The nonprofit organization conducted focus groups and discovered that many immigrants actually ate healthier in their home countries than they did after moving to the United States.

“In their home countries, they might grow things like tomatoes. But when they came here, the only thing that was available to them at these liquor stores and convenience stores was tomato sauce,” said Ornelas.

Photo of vegan food guide
F.E.P. offers food guides and recipes for vegan Mexican, Filipino, and Lao cuisine.

So in terms of the solutions, F.E.P. felt that it is important for these people to grow their own food to be part of a system they can control, and not be bound by anybody else.

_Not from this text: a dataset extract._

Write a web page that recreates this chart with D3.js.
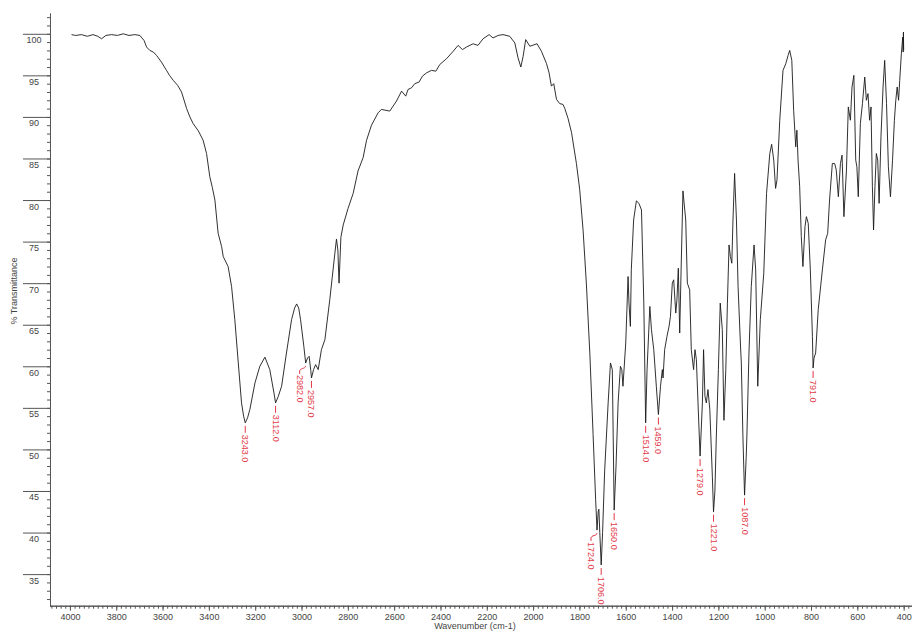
<!DOCTYPE html>
<html>
<head>
<meta charset="utf-8">
<script src="https://cdn.jsdelivr.net/npm/d3@7"></script>
<style>
  html, body { margin: 0; padding: 0; background: #fff; }
  svg { display: block; font-family: "Liberation Sans", Arial, sans-serif; }
</style>
</head>
<body>
<svg id="chart" width="916" height="634"></svg>
<script>
// IR spectrum: wavenumber (cm-1) against % transmittance
const wavenumber = [
  3993, 3975, 3950, 3925, 3900, 3880, 3863, 3845, 3820, 3795, 3770, 3745, 3720, 3698,
  3680, 3669, 3655, 3640, 3626, 3605, 3583, 3570, 3554, 3535, 3518, 3496, 3482, 3468,
  3445, 3425, 3410, 3396, 3385, 3374, 3360, 3345, 3338, 3317, 3302, 3288, 3273, 3259,
  3250, 3243, 3233, 3223, 3201, 3180, 3158, 3137, 3119, 3112, 3100, 3086, 3065, 3043,
  3030, 3021, 3012, 3004, 2990, 2982, 2974, 2967, 2960, 2957, 2948, 2939, 2928, 2914,
  2899, 2878, 2856, 2849, 2843, 2838, 2830, 2820, 2799, 2777, 2756, 2734, 2719, 2698,
  2669, 2655, 2619, 2590, 2568, 2550, 2540, 2525, 2511, 2492, 2478, 2460, 2439, 2420,
  2403, 2374, 2345, 2324, 2305, 2288, 2259, 2238, 2216, 2190, 2173, 2151, 2130, 2101,
  2079, 2065, 2053, 2043, 2032, 2014, 1983, 1964, 1942, 1931, 1921, 1911, 1899, 1885,
  1871, 1863, 1849, 1834, 1813, 1799, 1784, 1770, 1755, 1741, 1730, 1724, 1719, 1716,
  1712, 1706, 1700, 1691, 1676, 1666, 1658, 1650, 1642, 1633, 1623, 1617, 1612, 1600,
  1590, 1586, 1580, 1576, 1566, 1554, 1543, 1532, 1522, 1514, 1508, 1496, 1489, 1479,
  1468, 1459, 1450, 1442, 1439, 1432, 1422, 1413, 1407, 1399, 1393, 1384, 1379, 1373,
  1367, 1361, 1353, 1341, 1334, 1324, 1317, 1307, 1301, 1295, 1288, 1279, 1269, 1264,
  1258, 1252, 1245, 1237, 1226, 1221, 1215, 1209, 1200, 1192, 1183, 1176, 1168, 1161,
  1154, 1148, 1142, 1137, 1130, 1122, 1115, 1105, 1101, 1094, 1087, 1080, 1077, 1068,
  1058, 1046, 1039, 1030, 1019, 1004, 992, 978, 970, 961, 953, 947, 935, 921,
  909, 899, 892, 883, 875, 866, 861, 856, 849, 842, 835, 826, 820, 812,
  803, 794, 791, 787, 780, 769, 751, 737, 728, 720, 708, 698, 691, 682,
  673, 666, 658, 647, 639, 630, 623, 615, 607, 602, 596, 587, 578, 568,
  561, 554, 547, 541, 535, 530, 524, 518, 512, 506, 498, 489, 482, 474,
  466, 457, 448, 440, 434, 428, 422, 417, 410, 404, 402, 401, 400
];
const transmittance = [
  99.9, 99.8, 99.9, 99.7, 99.9, 99.7, 99.4, 99.8, 99.9, 99.8, 100.0, 99.8, 99.9, 99.8,
  99.2, 98.4, 98.0, 97.8, 97.4, 96.6, 95.6, 95.0, 94.4, 93.8, 93.0, 91.0, 90.0, 89.2,
  88.3, 87.2, 85.6, 82.8, 81.5, 80.0, 76.0, 74.4, 73.2, 72.0, 69.6, 65.6, 60.4, 55.6,
  54.0, 53.2, 53.8, 54.8, 58.0, 60.0, 61.1, 59.6, 56.8, 55.6, 56.4, 57.6, 61.6, 65.6,
  67.0, 67.5, 67.0, 65.6, 62.4, 60.4, 61.0, 61.2, 59.5, 58.6, 59.6, 60.2, 59.6, 62.0,
  63.2, 68.0, 73.6, 75.3, 74.0, 70.0, 75.5, 77.0, 79.0, 80.8, 83.5, 85.1, 87.2, 89.0,
  90.5, 90.9, 90.7, 91.9, 93.1, 92.5, 93.3, 93.5, 94.0, 94.2, 94.9, 95.3, 95.6, 95.5,
  96.3, 97.0, 97.9, 98.6, 98.1, 98.4, 98.8, 98.6, 99.4, 99.9, 99.5, 99.8, 99.9, 99.7,
  98.9, 97.1, 96.0, 97.3, 99.3, 98.5, 98.8, 97.9, 96.4, 95.3, 93.7, 94.0, 92.1, 91.6,
  91.5, 91.0, 89.8, 88.1, 84.4, 81.3, 76.3, 69.9, 61.5, 51.8, 44.0, 40.3, 42.5, 42.8,
  40.0, 36.1, 40.0, 47.5, 55.6, 60.4, 59.6, 42.7, 48.0, 55.6, 60.0, 59.6, 57.6, 62.8,
  70.8, 67.6, 64.8, 71.6, 77.6, 79.9, 79.6, 78.8, 67.6, 53.2, 59.6, 67.2, 64.4, 62.0,
  57.6, 54.2, 57.6, 59.6, 58.6, 62.0, 63.6, 64.8, 66.0, 70.0, 70.4, 66.4, 68.0, 71.8,
  64.0, 71.6, 81.1, 77.6, 70.0, 69.2, 62.0, 59.6, 62.0, 60.8, 55.6, 49.2, 55.6, 62.0,
  56.4, 55.6, 57.2, 54.8, 46.7, 42.5, 45.0, 51.5, 59.6, 67.6, 64.4, 53.5, 59.6, 67.6,
  74.6, 73.2, 72.4, 77.6, 83.2, 77.6, 69.6, 62.8, 60.4, 51.5, 44.5, 49.0, 51.5, 61.6,
  69.6, 74.6, 71.6, 57.6, 65.6, 71.2, 80.8, 85.6, 86.7, 84.8, 81.4, 82.4, 89.6, 95.6,
  96.4, 97.4, 98.0, 96.8, 90.8, 86.4, 88.4, 84.8, 81.6, 75.6, 72.0, 76.8, 78.0, 77.2,
  71.6, 63.6, 59.8, 61.0, 61.6, 66.8, 71.6, 75.2, 76.0, 80.0, 84.4, 84.4, 83.6, 80.4,
  84.4, 85.4, 78.0, 83.6, 91.2, 89.6, 93.6, 95.0, 84.8, 84.0, 80.4, 89.2, 91.6, 94.8,
  92.0, 92.8, 89.6, 91.2, 81.6, 76.4, 81.6, 85.6, 84.8, 79.6, 87.6, 93.6, 96.8, 91.6,
  84.0, 80.4, 84.8, 89.6, 92.0, 93.6, 92.0, 94.4, 97.6, 99.6, 97.8, 100.2, 98.0
];

// Picked peaks (cm-1)
const peakLabels = [3243, 3112, 2982, 2957, 1724, 1706, 1650, 1514, 1459, 1279, 1221, 1087, 791];

// Axis tick labels
const xTickLabels = [4000, 3800, 3600, 3400, 3200, 3000, 2800, 2600, 2400, 2200, 2000, 1800, 1600, 1400, 1200, 1000, 800, 600, 400];
const yTickLabels = [35, 40, 45, 50, 55, 60, 65, 70, 75, 80, 85, 90, 95, 100];

const xTitle = "Wavenumber (cm-1)";
const yTitle = "% Transmittance";

const spectrum = wavenumber.map((w, i) => ({ w, t: transmittance[i] }));

const svg = d3.select("#chart");
const plotLeft = 50, plotRight = 912, plotTop = 13, plotBottom = 605.7;

const x = d3.scaleLinear().domain([4086, 364]).range([plotLeft, plotRight]);
const y = d3.scaleLinear().domain([31.2, 102.5]).range([plotBottom, plotTop]);

const axisColor = "#555";
const textColor = "#444";
const peakColor = "#e23a48";

// Minor ticks
const xMinor = d3.range(380, 4081, 20);
const yMinor = d3.range(32, 103, 1);

const gx = svg.append("g").attr("transform", `translate(0,${plotBottom})`);
gx.call(d3.axisBottom(x).tickValues(xMinor).tickSize(3).tickSizeOuter(0).tickFormat(""));
const gx2 = svg.append("g").attr("transform", `translate(0,${plotBottom})`);
gx2.call(d3.axisBottom(x).tickValues(xTickLabels).tickSize(5).tickSizeOuter(0).tickPadding(3).tickFormat(d3.format("d")));

const gy = svg.append("g").attr("transform", `translate(${plotLeft},0)`);
gy.call(d3.axisLeft(y).tickValues(yMinor).tickSize(3).tickSizeOuter(0).tickFormat(""));
const gy2 = svg.append("g").attr("transform", `translate(${plotLeft},0)`);
gy2.call(d3.axisLeft(y).tickValues(yTickLabels).tickSize(27).tickSizeOuter(0).tickFormat(d3.format("d")));
gy2.selectAll(".tick text")
  .attr("x", -16).attr("dy", null).attr("y", 9)
  .attr("text-anchor", "middle");

[gx, gx2, gy, gy2].forEach(g => {
  g.selectAll("path.domain").attr("stroke", axisColor).attr("stroke-width", 1);
  g.selectAll(".tick line").attr("stroke", axisColor).attr("stroke-width", 1);
  g.selectAll(".tick text").attr("fill", textColor)
    .style("font-size", "9px").style("font-family", "'Liberation Sans', Arial, sans-serif");
});
// x axis line spans the full plot width
gx2.select("path.domain").attr("d", `M${plotLeft},0.5H${plotRight}`);
gx.select("path.domain").attr("d", `M${plotLeft},0.5H${plotRight}`);

// Axis titles
svg.append("text")
  .attr("x", 475).attr("y", 629)
  .attr("text-anchor", "middle")
  .attr("fill", textColor)
  .style("font-size", "9px")
  .text(xTitle);

svg.append("text")
  .attr("transform", "translate(17,291) rotate(-90)")
  .attr("text-anchor", "middle")
  .attr("fill", textColor)
  .style("font-size", "9px")
  .text(yTitle);

// Spectrum trace
const line = d3.line().x(d => x(d.w)).y(d => y(d.t));
svg.append("path")
  .datum(spectrum)
  .attr("fill", "none")
  .attr("stroke", "#1a1a1a")
  .attr("stroke-width", 0.9)
  .attr("stroke-linejoin", "round")
  .attr("d", line);

// Peak labels: leader below each minimum, rotated text reading downward
const sortedPeaks = peakLabels.slice().sort((a, b) => b - a);
const gPeaks = svg.append("g");
sortedPeaks.forEach((w, i) => {
  const pt = spectrum.find(d => d.w === w);
  const px = x(w), py = y(pt.t);
  const next = sortedPeaks[i + 1];
  const crowded = next !== undefined && (x(next) - px) < 10;
  const lx = crowded ? px - 6 : px;
  if (crowded) {
    gPeaks.append("path")
      .attr("d", `M${px},${py + 3} C${px},${py + 6} ${lx},${py + 5} ${lx},${py + 8} L${lx},${py + 11}`)
      .attr("fill", "none").attr("stroke", peakColor).attr("stroke-width", 1);
  } else {
    gPeaks.append("line")
      .attr("x1", px).attr("x2", px)
      .attr("y1", py + 3).attr("y2", py + 10)
      .attr("stroke", peakColor).attr("stroke-width", 1);
  }
  gPeaks.append("text")
    .attr("transform", `translate(${lx},${py + 12}) rotate(90)`)
    .attr("dominant-baseline", "central")
    .attr("fill", peakColor)
    .style("font-size", "9px")
    .text(w.toFixed(1));
});
</script>
</body>
</html>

Ideas that have come to mind include community-embedded worker-owned cooperatives in which the workers are the ones making the decisions about the profits and see their value in the community. Ornelas hopes that can create more jobs and make more money in those communities.

Ornelas also believes it is important to have vegan foods available to different cultures. The Food Empowerment Project has created vegan food guides on its website and booklets that cater to vegan Mexican, Filipino, and Lao cuisine.

Creating Initiatives For a Better Future

After 15 years of campaigns and tools to help people eat ethically, the Food Empowerment Project is continuing to create a social impact for human and nonhuman animals.

Photo of Food Empowerment Project Founder, lauren Ornelas
lauren Ornelas, Founder of Food Empowerment Project

Every year, the nonprofit holds school supply drives for the children of farmworkers and encourages them to get the best education they deserve.

“We don’t see that as a form of charity,” said Ornelas. “We see that as a way of righting an injustice that’s taking place against farm workers. It’s really a way for us to give back and say thank you to their parents for the sacrifices that they make for all of us to eat.”

Going forward, Ornelas said it is imperative to provide tools to help people lead a vegan lifestyle. She recounted that when she tried to be a vegetarian in elementary school, her family didn’t have much money, so Ornelas wasn’t able to stick with it.

“I don’t want to just teach somebody about all the horrible things that are going on in the world. I want them to give them ideas on how they can not participate in it and also make a difference,” said Ornelas. “Individual choices, but also using their collective voices to make a difference.”

A lot of that work is in trying to stop injustice from taking place when people don’t have access to healthy foods. Ornelas said it would be ridiculous to push veganism on underserved communities if they don’t even have access to fresh produce.

“My goal is to get you some healthy food, and then I’ll talk to you about veganism. But let’s get some justice in your community first and foremost,” she said.